# CA18DET problems need help ASAP



## silfortytypex (Nov 16, 2004)

*CA18DET dellima, need advice...*

Hello, I recently purchased an 89 200sx which has the CA18DET motor and I am having a problem with my car, but I am unsure as to what it is, and I hope to find some suggestions. Here are the symptoms that I am getting...

The car usually wont start, but it'll crank all day, and when it does start it sputters ALOT and wont hold an idle unless I ligtly tap/hold on the gas pedal. And when I did maraciously get it started those very few times, it died after a few minutes or so and seemed to use ALOT of gas, and has almost feels very sluggish, like its either not getting enough air or not getting enough gas. I have checked the compression on the engine and that is fine, I have also checked the ignition coil packs and spark plugs, those are fine. I have cleaned out the little sensor int he MAF so I am sure that that is fine. The oil is rather new and normal consistancy. I am wondering if the fuel pump could be the symptom? Could it be a bad sensor which is cuasing these types of problems? Just note that it wont start at all amymore... I would not trust any mechanic here since I don't trust many German mechanics, I'd rather do the work myself. What could the car's problem be?


----------



## Nizmodore (May 9, 2003)

silfortytypex said:


> Hello, I recently purchased an 89 200sx which has the CA18DET motor and I am having a problem with my car, but I am unsure as to what it is, and I hope to find some suggestions. Here are the symptoms that I am getting...
> 
> The car usually wont start, but it'll crank all day, and when it does start it sputters ALOT and wont hold an idle unless I ligtly tap/hold on the gas pedal. And when I did maraciously get it started those very few times, it died after a few minutes or so and seemed to use ALOT of gas, and has almost feels very sluggish, like its either not getting enough air or not getting enough gas. I have checked the compression on the engine and that is fine, I have also checked the ignition coil packs and spark plugs, those are fine. I have cleaned out the little sensor int he MAF so I am sure that that is fine. The oil is rather new and normal consistancy. I am wondering if the fuel pump could be the symptom? Could it be a bad sensor which is cuasing these types of problems? Just note that it wont start at all amymore... I would not trust any mechanic here since I don't trust many German mechanics, I'd rather do the work myself. What could the car's problem be?

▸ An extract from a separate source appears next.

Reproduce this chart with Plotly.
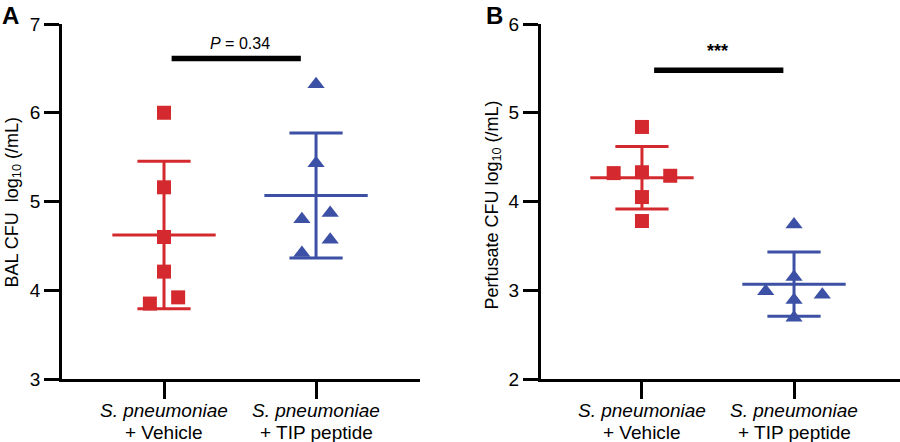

AFM (MAF) or a major air leak between the AFM and the turbos inlet.....Has to be.....


----------



## silfortytypex (Nov 16, 2004)

Nizmodore said:


> AFM (MAF) or a major air leak between the AFM and the turbos inlet.....Has to be.....


Okay thanks, I just ordered a Z32 MAF, when I get it and wire it up I really hope this fixes the problem.

Any more suggestions would be greatly appreciated!


----------



## dj42000_2000 (Oct 19, 2004)

I had a problem with bad hesitation and it was due to a bad fuel pump. check your pressure and check your engine vacuum.


----------



## Tweaktac (Nov 24, 2004)

hey man, The easiest thing to do is to pull the ecu and do a self diagnostic check, mode 3. That will let you know if there are any sensors out, instead of just trying to guess. Plus, you do know that in order to run the z32 mafs, you will need a piggy back computer (such as a s-afc) or a stand-alone system, otherwise your car won't work at all. Anyway, if you have any other questions feel free to email me at [email protected] I myself have a ca18det in my 240sx, so i may be some help...good luck man


----------



## aldyno - S13 (Jul 7, 2004)

*the ca18det manual*



silfortytypex said:


> Hello, I recently purchased an 89 200sx which has the CA18DET motor and I am having a problem with my car, but I am unsure as to what it is, and I hope to find some suggestions. Here are the symptoms that I am getting...
> 
> The car usually wont start, but it'll crank all day, and when it does start it sputters ALOT and wont hold an idle unless I ligtly tap/hold on the gas pedal. And when I did maraciously get it started those very few times, it died after a few minutes or so and seemed to use ALOT of gas, and has almost feels very sluggish, like its either not getting enough air or not getting enough gas. I have checked the compression on the engine and that is fine, I have also checked the ignition coil packs and spark plugs, those are fine. I have cleaned out the little sensor int he MAF so I am sure that that is fine. The oil is rather new and normal consistancy. I am wondering if the fuel pump could be the symptom? Could it be a bad sensor which is cuasing these types of problems? Just note that it wont start at all amymore... I would not trust any mechanic here since I don't trust many German mechanics, I'd rather do the work myself. What could the car's problem be?



Hi, I went into a ca18det project last year and OPIUM (from this forum) gave me the manual, it helped me like he could NEVER imagine.

It teaches you how to perform every ECU mode and how to manually check every part of the engine so you know if they´re really in good working order.

For easier download of the manual (30mb +/-), search my posts, there´s one named "ca18det swap", it´s in there!

Goog luck!


----------